▸ Work required:
Repeat everything from the first line of the listing below through the line that contains "0.04, 0.014, 0];", exactly. Leave out pictures.

▸ Dataset:
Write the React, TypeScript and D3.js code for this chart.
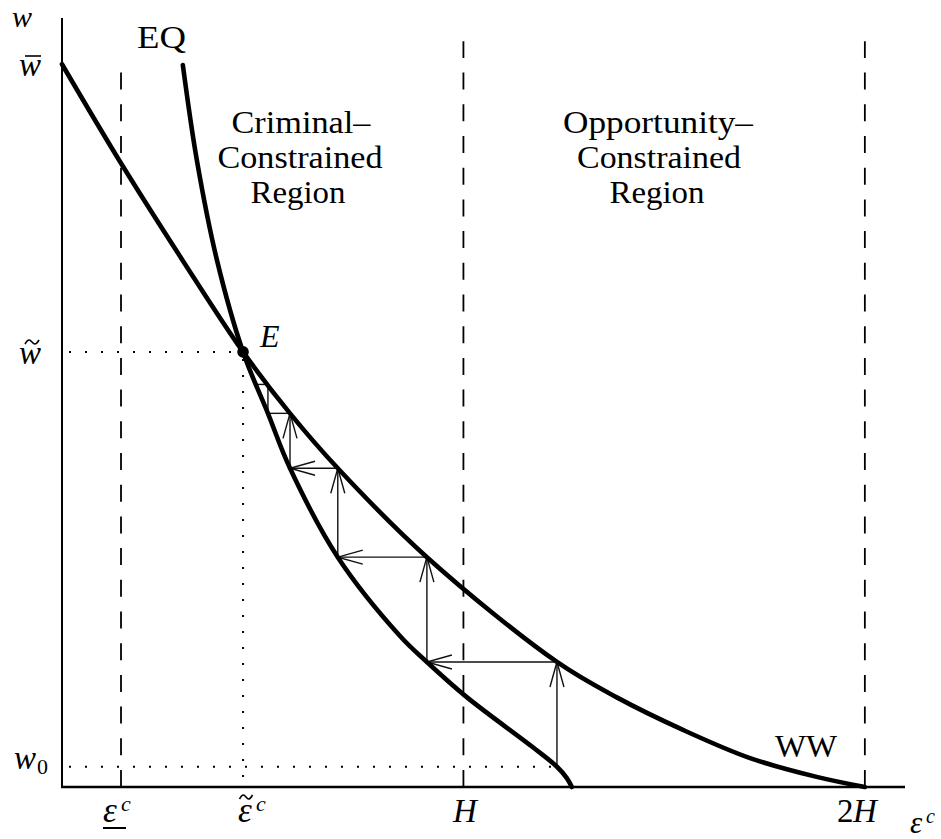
import React from 'react';
import * as d3 from 'd3';

// key values (H = 1, w-bar = 1)
const H = 1;
const wBar = 1;
const wTilde = 0.602;
const w0 = 0.028;
const epsLow = 0.147;
const epsTilde = 0.451;

// WW curve
const wwEps = [0, 0.147, 0.299, 0.451, 0.568, 0.687, 0.909, 1.233, 1.382, 1.547, 1.714, 1.88, 2.0];
const wwW = [1.0, 0.863, 0.73, 0.602, 0.517, 0.441, 0.318, 0.173, 0.124, 0.079, 0.04, 0.014, 0];

// EQ curve
const eqEps = [0.301, 0.336, 0.386, 0.451, 0.513, 0.568, 0.687, 0.842, 0.909, 1.009, 1.173, 1.233, 1.258, 1.27];
const eqW = [0.999, 0.867, 0.729, 0.602, 0.517, 0.441, 0.318, 0.209, 0.173, 0.124, 0.055, 0.028, 0.012, 0];

// cobweb corners, from w0 up towards E
const stepEps = [1.233, 0.909, 0.687, 0.568, 0.513, 0.481];
const stepW = [0.028, 0.173, 0.318, 0.441, 0.517, 0.557];

const serif = "'Liberation Serif', 'Times New Roman', serif";

// small tilde accent centred on (cx, cy)
const tilde = (cx: number, cy: number, w: number) => {
  const h = w / 2;
  return `M${cx - h},${cy + 2}C${cx - h / 2},${cy - 4} ${cx - h / 4},${cy - 2} ${cx},${cy}S${cx + h / 2},${cy + 4} ${cx + h},${cy - 2}`;
};

export default function App() {
  const width = 941;
  const height = 839;

  const x = d3.scaleLinear().domain([0, 2.1]).range([62, 905]);
  const y = d3.scaleLinear().domain([0, 1.064]).range([787, 18]);

  const line = d3.line<[number, number]>()
    .x(d => x(d[0]))
    .y(d => y(d[1]))
    .curve(d3.curveCatmullRom.alpha(0.5));

  const ww = wwEps.map((e, i) => [e, wwW[i]] as [number, number]);
  const eq = eqEps.map((e, i) => [e, eqW[i]] as [number, number]);

  // vertical step up to WW, then horizontal step left to EQ
  const segs: {x1: number, y1: number, x2: number, y2: number}[] = [];
  for (let i = 0; i < stepEps.length - 1; i++) {
    segs.push({x1: x(stepEps[i]), y1: y(stepW[i]), x2: x(stepEps[i]), y2: y(stepW[i + 1])});
    segs.push({x1: x(stepEps[i]), y1: y(stepW[i + 1]), x2: x(stepEps[i + 1]), y2: y(stepW[i + 1])});
  }

  const arrowHead = (s: {x1: number, y1: number, x2: number, y2: number}) => {
    const len = Math.hypot(s.x2 - s.x1, s.y2 - s.y1);
    if (len < 40) return null;
    const ux = (s.x2 - s.x1) / len, uy = (s.y2 - s.y1) / len;
    const bx = s.x2 - 25 * ux, by = s.y2 - 25 * uy;
    return `M${bx - 7 * uy},${by + 7 * ux}L${s.x2},${s.y2}L${bx + 7 * uy},${by - 7 * ux}`;
  };

  const dashed = [
    {e: epsLow, top: 0.989},
    {e: H, top: 1.032},
    {e: 2 * H, top: 1.032},
  ];

  const dotStyle = {stroke: '#000', strokeWidth: 2, strokeDasharray: '0 7 2 7', fill: 'none'};

  return (
    <svg width={width} height={height} style={{position: 'absolute', left: 0, top: 0, background: '#fff'}}>
      {/* dashed region boundaries, drawn from the axis up */}
      {dashed.map((d, i) => (
        <path key={i} d={`M${x(d.e)},${y(0)}L${x(d.e)},${y(d.top)}`}
          stroke="#000" strokeWidth={1.8} strokeDasharray="17 14.7" fill="none" />
      ))}

      {/* dotted guides */}
      <path d={`M${x(0)},${y(wTilde)}L${x(epsTilde)},${y(wTilde)}`} style={dotStyle} />
      <path d={`M${x(epsTilde)},${y(wTilde)}L${x(epsTilde)},${y(0)}`} style={dotStyle} />
      <path d={`M${x(0)},${y(w0)}L${x(stepEps[0])},${y(w0)}`} style={dotStyle} />

      {/* cobweb */}
      <g stroke="#111" strokeWidth={1.4} fill="none">
        {segs.map((s, i) => (
          <g key={i}>
            <line x1={s.x1} y1={s.y1} x2={s.x2} y2={s.y2} />
            {arrowHead(s) && <path d={arrowHead(s)!} />}
          </g>
        ))}
      </g>

      {/* curves */}
      <path d={line(ww)!} stroke="#000" strokeWidth={4.6} fill="none" strokeLinecap="round" />
      <path d={line(eq)!} stroke="#000" strokeWidth={4.6} fill="none" strokeLinecap="round" />
      <circle cx={x(epsTilde)} cy={y(wTilde)} r={5.8} fill="#000" />

      {/* axes */}
      <line x1={x(0)} y1={y(0)} x2={x(0)} y2={y(1.064)} stroke="#000" strokeWidth={2} />
      <line x1={x(0) - 1} y1={y(0)} x2={x(2.1)} y2={y(0)} stroke="#000" strokeWidth={2.5} />

      {/* accents */}
      <g stroke="#000" fill="none">
        <line x1={25} y1={56} x2={41} y2={56} strokeWidth={1.6} />
        <path d={tilde(32, 342, 14)} strokeWidth={1.6} />
        <line x1={103} y1={828} x2={126} y2={828} strokeWidth={2} />
        <path d={tilde(246, 797, 13)} strokeWidth={1.6} />
      </g>

      <g fontFamily={serif} fill="#000">
        {/* y labels */}
        <text x={12} y={27} fontSize={30} fontStyle="italic">w</text>
        <text x={19} y={76} fontSize={33} fontStyle="italic">w</text>
        <text x={19} y={364} fontSize={33} fontStyle="italic">w</text>
        <text x={14} y={769} fontSize={33} fontStyle="italic">w</text>
        <text x={37} y={774} fontSize={22}>0</text>

        {/* x labels */}
        <text x={103} y={822} fontSize={35} fontStyle="italic">ε</text>
        <text x={121} y={811} fontSize={22} fontStyle="italic">c</text>
        <text x={238} y={822} fontSize={35} fontStyle="italic">ε</text>
        <text x={256} y={811} fontSize={22} fontStyle="italic">c</text>
        <text x={465} y={822} fontSize={33} fontStyle="italic" textAnchor="middle">H</text>
        <text x={837} y={822} fontSize={33}>2</text>
        <text x={853} y={822} fontSize={33} fontStyle="italic">H</text>
        <text x={910} y={833} fontSize={31} fontStyle="italic">ε</text>
        <text x={926} y={823} fontSize={20} fontStyle="italic">c</text>

        {/* curve and point labels */}
        <text x={137} y={48} fontSize={31} textLength={49} lengthAdjust="spacingAndGlyphs">EQ</text>
        <text x={775} y={757} fontSize={31} textLength={62} lengthAdjust="spacingAndGlyphs">WW</text>
        <text x={260} y={347} fontSize={32} fontStyle="italic">E</text>

        {/* region labels */}
        <g fontSize={31} textAnchor="middle">
          <text x={301} y={133} textLength={139} lengthAdjust="spacingAndGlyphs">Criminal–</text>
          <text x={300} y={168} textLength={165} lengthAdjust="spacingAndGlyphs">Constrained</text>
          <text x={298} y={203} textLength={95} lengthAdjust="spacingAndGlyphs">Region</text>
          <text x={658} y={133} textLength={190} lengthAdjust="spacingAndGlyphs">Opportunity–</text>
          <text x={659} y={168} textLength={164} lengthAdjust="spacingAndGlyphs">Constrained</text>
          <text x={657} y={203} textLength={95} lengthAdjust="spacingAndGlyphs">Region</text>
        </g>
      </g>
    </svg>
  );
}
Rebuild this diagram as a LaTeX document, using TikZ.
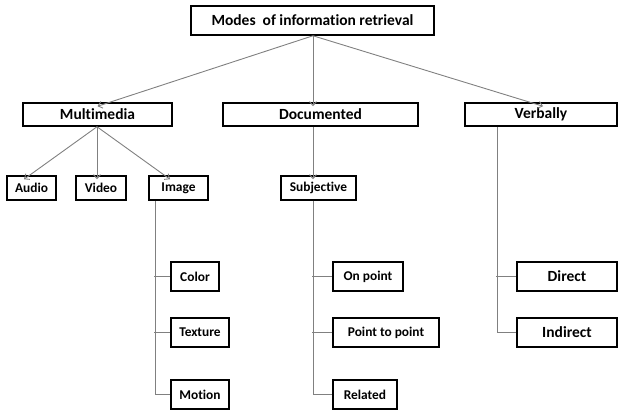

▸ Output below:
Write the React, TypeScript and D3.js code for this chart.
import React from 'react';
import * as d3 from 'd3';

// key values (H = 1, w-bar = 1)
const H = 1;
const wBar = 1;
const wTilde = 0.602;
const w0 = 0.028;
const epsLow = 0.147;
const epsTilde = 0.451;

// WW curve
const wwEps = [0, 0.147, 0.299, 0.451, 0.568, 0.687, 0.909, 1.233, 1.382, 1.547, 1.714, 1.88, 2.0];
const wwW = [1.0, 0.863, 0.73, 0.602, 0.517, 0.441, 0.318, 0.173, 0.124, 0.079, 0.04, 0.014, 0];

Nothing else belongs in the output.